As far as the ABO blood goups goes, it all comes down to one gene. I don't remember the name. This gene makes a protein that adds a certain carbohydrate to a certain protein (forming a glycoprotein) on the surface of red blood cells. That gene comes in three different versions, A, B, and O. The A and B versions add different carbohydrates and the O version is inactive so it doesn't do anything. Now, each person has two copies of the gene, one from Mom and one from Dad. So, the different possible combinations are AA, AO, BB, BO, AB, and OO. A person with AA or AO will have type A blood because their version(s) of the protein can add only the A carbohydrate. Likewise with BB and BO. AB people have one copy of each of the active forms, so their blood cells will be covered with a mixture of both. OO people have only the inactive form of the enzyme, so their blood cells don't have either one. These constitute the different antigens shown in the chart you linked to.

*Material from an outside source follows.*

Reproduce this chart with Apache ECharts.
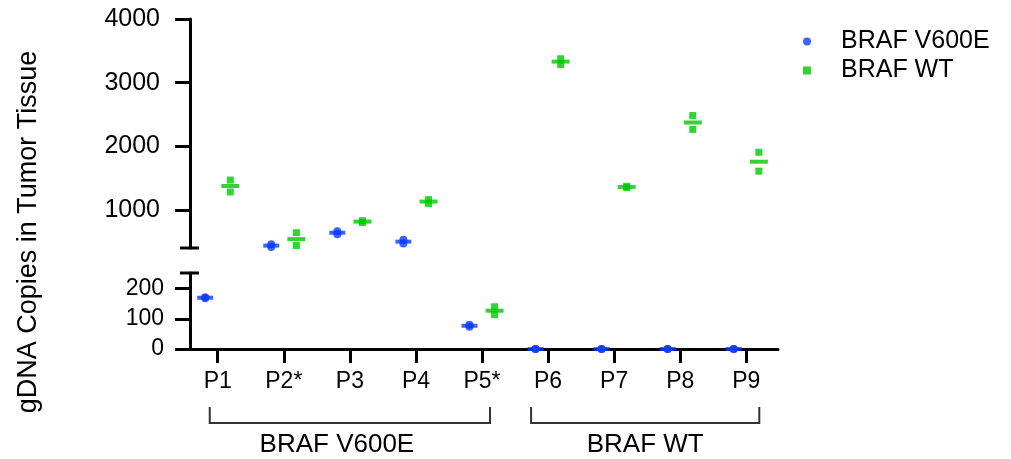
<!DOCTYPE html>
<html>
<head>
<meta charset="utf-8">
<script src="https://cdn.jsdelivr.net/npm/echarts@6/dist/echarts.min.js"></script>
<style>
  html, body { margin: 0; padding: 0; background: #fff; }
  #chart { width: 1011px; height: 459px; }
</style>
</head>
<body>
<div id="chart"></div>
<script>
// patients and replicate values (gDNA copies)
const patients = ['P1', 'P2*', 'P3', 'P4', 'P5*', 'P6', 'P7', 'P8', 'P9'];
const v600eRep1 = [172, 460, 665, 530, 80, 0, 0, 0, 0];
const v600eRep2 = [168, 415, 615, 470, 74, 0, 0, 0, 0];
const wtRep1 = [1468, 640, 830, 1160, 140, 3375, 1370, 2482, 1905];
const wtRep2 = [1281, 440, 800, 1100, 114, 3285, 1350, 2264, 1608];
const upperTicks = [1000, 2000, 3000, 4000];
const lowerTicks = [0, 100, 200];
const groupNames = ['BRAF V600E', 'BRAF WT'];
const groupPatients = [[0, 4], [5, 8]];

const BREAK = 400;
const BLUE = '#0b3cff';
const GREEN = '#00c800';
const FONT = '"Liberation Sans", Arial, sans-serif';

function points(a, b, off, upper) {
  let res = [];
  for (let i = 0; i < a.length; i++) {
    [a[i], b[i]].forEach(function (v) {
      if (upper ? v >= BREAK : v < BREAK) res.push([i + off, v]);
    });
  }
  return res;
}
function means(a, b, off, upper) {
  let res = [];
  for (let i = 0; i < a.length; i++) {
    let m = (a[i] + b[i]) / 2;
    if (upper ? m >= BREAK : m < BREAK) res.push([i + off, m]);
  }
  return res;
}

let chart = echarts.init(document.getElementById('chart'));

let series = [];
[true, false].forEach(function (upper, g) {
  series.push(
    { name: 'BRAF V600E', type: 'scatter', xAxisIndex: g, yAxisIndex: g, z: 5, clip: false,
      symbol: 'circle', symbolSize: 8, itemStyle: { color: BLUE },
      data: points(v600eRep1, v600eRep2, -0.19, upper) },
    { name: 'BRAF V600E', type: 'scatter', xAxisIndex: g, yAxisIndex: g, z: 5, clip: false,
      symbol: 'rect', symbolSize: [16, 4], itemStyle: { color: BLUE },
      data: means(v600eRep1, v600eRep2, -0.19, upper) },
    { name: 'BRAF WT', type: 'scatter', xAxisIndex: g, yAxisIndex: g, z: 5, clip: false,
      symbol: 'rect', symbolSize: 7, itemStyle: { color: GREEN },
      data: points(wtRep1, wtRep2, 0.19, upper) },
    { name: 'BRAF WT', type: 'scatter', xAxisIndex: g, yAxisIndex: g, z: 5, clip: false,
      symbol: 'rect', symbolSize: [18, 4], itemStyle: { color: GREEN },
      data: means(wtRep1, wtRep2, 0.19, upper) }
  );
});

const axisLine = { show: true, onZero: false, lineStyle: { color: '#000', width: 3 } };

chart.setOption({
  animation: false,
  legend: {
    orient: 'vertical', left: 798, top: 24, itemGap: 4,
    itemWidth: 8, itemHeight: 8,
    textStyle: { fontSize: 25, fontFamily: FONT, color: '#000', padding: [0, 0, 0, 25] },
    data: [{ name: 'BRAF V600E', icon: 'circle' }, { name: 'BRAF WT', icon: 'rect' }]
  },
  grid: [
    { left: 190, top: 19, width: 588, height: 229 },
    { left: 190, top: 273, width: 588, height: 76 }
  ],
  xAxis: [
    { type: 'value', gridIndex: 0, min: -0.42, max: 8.48, show: false, splitLine: { show: false } },
    { type: 'value', gridIndex: 1, min: -0.42, max: 8.48, splitLine: { show: false },
      axisLine: axisLine,
      axisTick: { customValues: patients.map((p, i) => i), length: 14, lineStyle: { width: 3, color: '#000' } },
      axisLabel: { customValues: patients.map((p, i) => i), margin: 21, fontSize: 23, fontFamily: FONT, color: '#000',
        formatter: v => patients[Math.round(v)] } }
  ],
  yAxis: [
    { type: 'value', gridIndex: 0, min: BREAK, max: 4000, splitLine: { show: false },
      axisLine: axisLine,
      axisTick: { customValues: upperTicks, length: 15, lineStyle: { width: 3, color: '#000' } },
      axisLabel: { customValues: upperTicks, margin: 30, fontSize: 25, fontFamily: FONT, color: '#000',
        formatter: v => String(v) } },
    { type: 'value', gridIndex: 1, min: 0, max: 252, splitLine: { show: false },
      axisLine: axisLine,
      axisTick: { customValues: lowerTicks, length: 15, lineStyle: { width: 3, color: '#000' } },
      axisLabel: { customValues: lowerTicks, margin: 26, fontSize: 23, fontFamily: FONT, color: '#000',
        formatter: v => String(v) } }
  ],
  series: series
});

// axis break caps, y title, group brackets
let gfx = [];
let capUp = chart.convertToPixel({ xAxisIndex: 0, yAxisIndex: 0 }, [-0.42, BREAK]);
let capLo = chart.convertToPixel({ xAxisIndex: 1, yAxisIndex: 1 }, [-0.42, 252]);
[capUp, capLo].forEach(function (p) {
  gfx.push({ type: 'line', shape: { x1: p[0] - 10, y1: p[1], x2: p[0] + 9, y2: p[1] },
    style: { stroke: '#000', lineWidth: 3 } });
});
gfx.push({ type: 'text', x: 29, y: 232, rotation: Math.PI / 2,
  style: { text: 'gDNA Copies in Tumor Tissue', fontSize: 27, fontFamily: FONT, fill: '#000',
    align: 'center', verticalAlign: 'middle' } });

const bracketPad = [[8, 8], [17, 13]];
const labelShift = [-13, 0];
groupPatients.forEach(function (span, k) {
  let x1 = chart.convertToPixel({ xAxisIndex: 1 }, span[0]) - bracketPad[k][0];
  let x2 = chart.convertToPixel({ xAxisIndex: 1 }, span[1]) + bracketPad[k][1];
  gfx.push({ type: 'polyline', shape: { points: [[x1, 407], [x1, 423], [x2, 423], [x2, 407]] },
    style: { stroke: '#333', lineWidth: 2, fill: null } });
  gfx.push({ type: 'text', x: (x1 + x2) / 2 + labelShift[k], y: 445,
    style: { text: groupNames[k], fontSize: 26, fontFamily: FONT, fill: '#000',
      align: 'center', verticalAlign: 'middle' } });
});
chart.setOption({ graphic: gfx });
</script>
</body>
</html>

Now, let's get to the antibodies. Antibodies are produced by B cells. I won't go into the genetic recombination events that happen to produce the wide array of antibodies that the B cells make; that's somewhat complicated and not necessary here. Suffice it to say that during the maturation process, the antibody genes in B cells undergo a recombination event to make a unique antibody capable of recognizing a specific antigen. Therefore, a given B cell is capable of making antibodies for only one antigen. Millions of different antibodies are produced in this way. However, to prevent the immune system from attacking the host tissue, any B cell that produces an antibody that can recognize an antigen present in the body dies during the maturation process (usually, anyway. Autoimmune disease is the result when that doesn't happen.)
Now, back to the blood types: A person's immune system will produce antibodies against antigens not present in their body, so a person with type A blood will produce antibodies against the B version of the glycoprotein. Likewise, a person with type B blood will form antibodies against the A version of the glycoprotein. A person with type AB will not make antibodies against either and a person with type O will make antibodies against both.
To answer your question at the end, none of them will have a "stronger" immune system. It's really just makes a difference in blood transfusions.
An excellent summary.
And, for completion, when it does come to transfusions, you consider the four basic ABO phenotypes based on the genetic blood groups:
"A" blood - blood group AA or AO
"B" blood - BB or BO
"AB" blood - AB group
"O" blood - OO group
Because type O blood has no exposure to "self" A or B antigens, it will have antibodies to both of these antigens as they are regarded as "non-self". Thus, they can only receive blood in a transfusion that is purely type O*, based on this grouping, as other ABO blood types will have one, the other, or both, antigens, which will trigger a serious transfusion reaction in these people.
However, because type O blood lacks these antigens themselves, and because blood is transfused as packed cells only, stripped of virtually all platelets, white cells, antibodies and plasma (or as best as possible

), type O (especially rhesus D negative) is the perfect donor blood for any person, as one can be almost totally guaranteed* a lack of major transfusion reaction. They are the "universal donors" - and O-negative blood is a particularly useful blood product to give in emergency bleeding where cross-matching would take time.
Similarly, people with type AB can receive any blood of any ABO type, as they will not have developed antibodies against any of the AB antigens, so will not produce a transfusion reaction towards those antigens*. They are the "universal recipients".
Needless to say, type A people can only receive blood that is type A, as they have antibodies to blood with type B antigens, and vice versa with type B people with type B blood.
The Rhesus D antigen (one of the Rhesus CDE group of blood antigens), out of interest, is the other major blood antigen to consider. Being Rhesus D negative means you will develop antibodies to the Rhesus D antigen on the blood cells, again causing a serious transfusion reaction, meaning you can ONLY receive blood that is Rhesus D negative (blood that does not contain the antigen).
The Rhesus status is of importance during pregnancy, as very often the Rhesus D negative mother of a Rhesus D positive baby (due to the father being Rhesus D positive) can produce anti-D antibodies following sensitisation by means of a small amount of fetal Rhesus D positive gblood reaching the mother's circulation, and these maternal antibodies can pass through the placenta to the baby, causing a condition called haemolytic disease of the newborn. It is preventable if screened early, and can be treated with immunoglobulin acting against the anti-D antibodies.
* I have placed an important asterisk here because, although ABO and Rhesus D are the most important blood antigens as far as grouping are concerned, there are other blood antigens of lesser prominence, including Rhesus C and E, which can also cause uncommon and rarer transfusion reactions, and in a typical "group and save" blood test, all of these will be looked for, and further testing required if necessary, to identify the perfect matched sample for your patient.